13 March 2014

GM Capital's Patrick Wolff

This week's Barron's has a familiar face in its 'Interview' section: A Chess Master Scans the Market for a Checkmate by Lawrence C. Strauss; 'Grandmaster Capital's Patrick Wolff discusses strategy, stocks he likes and dislikes, and his global outlook.' It starts,

Patrick Wolff's résumé includes two U.S. chess championships, first in 1992 and again in 1995, when playing professionally during his time off from college. The Harvard-educated philosophy major earned the distinction of grandmaster, an elite level. Nowadays, Wolff, 46 years old, is running Grandmaster Capital Management, a hedge-fund firm in San Francisco overseeing about $230 million. And though he doesn't play professionally any longer, he hasn't stored his chessboard in the attic just yet.

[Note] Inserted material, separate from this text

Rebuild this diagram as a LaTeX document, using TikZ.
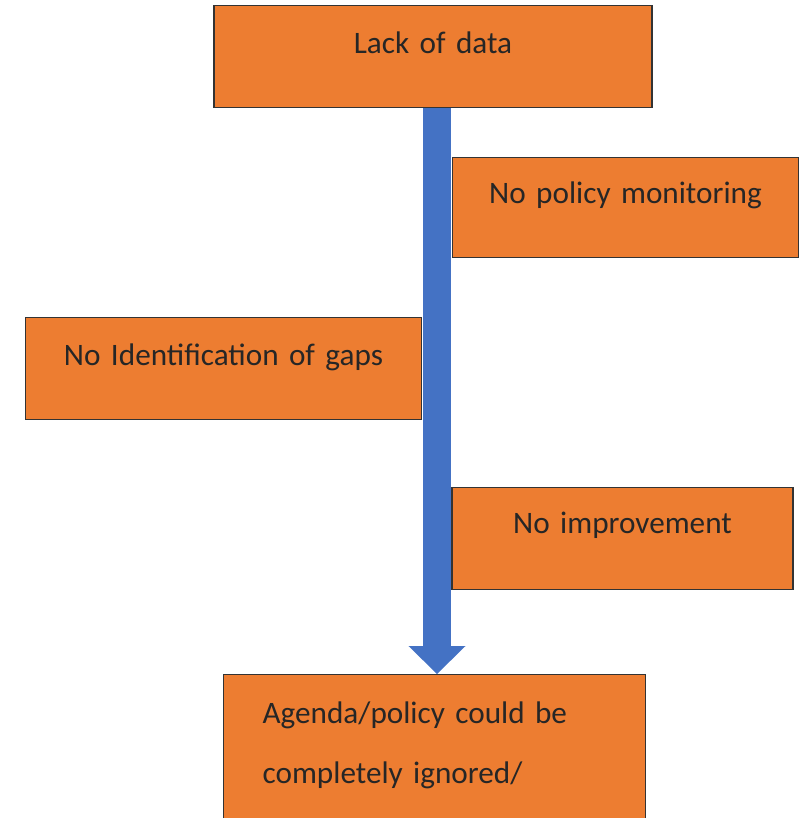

In recent years at Berkshire Hathaway's annual meeting, Wolff, wearing a blindfold, has played multiple chess games simultaneously. "I win more than I lose," he says, noting that he has to keep track of half a dozen games in his head. "But it is a good show." Chess, with all of its complexity, served as good training for Wolff the portfolio manager. [...]

'Barron's: Could you talk about how longevity treats elite chess players versus money managers?'

Your peak years in chess are generally in your 30s. And once you hit somewhere in your late 30s to early 40s—it is different for different people—but around that age you start to decline. The person who lost the world chess championship last year, Viswanathan Anand, is a friend of mine. He is 44, and there is no question he peaked about five, six years ago. You could see it in the quality of his play and the result he got; that's normal.

The wonderful thing about investing is that Warren Buffett is going strong in his 80s. Investing is much more cumulative. So long as you're sharp, you can do this for as long as you want to. In chess, you have both an analytic faculty and a judgment faculty, and the judgment gets better as you get older. But the analytic faculty begins to decay as you get beyond a certain age—just the ability to hold the board in your head and manipulate it. Well, I'm sure that Warren Buffett can't do mental math at 83 the way he could when he was 33. But it doesn't matter because he has a calculator. It's the judgment faculty in investing that really matters, and that is what drives it as you accumulate more and more experience.

I doubt that Barron's would appreciate me giving away GM Wolff's investing recommendations, so you'll have to locate a copy of the entire interview. One of the comments said,

How did Wolff get such a primo job after spending his youth as a chess player? I mean, chess is not the sort of pursuit that first comes to mind as a wealth-building profession. I guess he had some connections...

Does the name Peter Thiel ring a bell?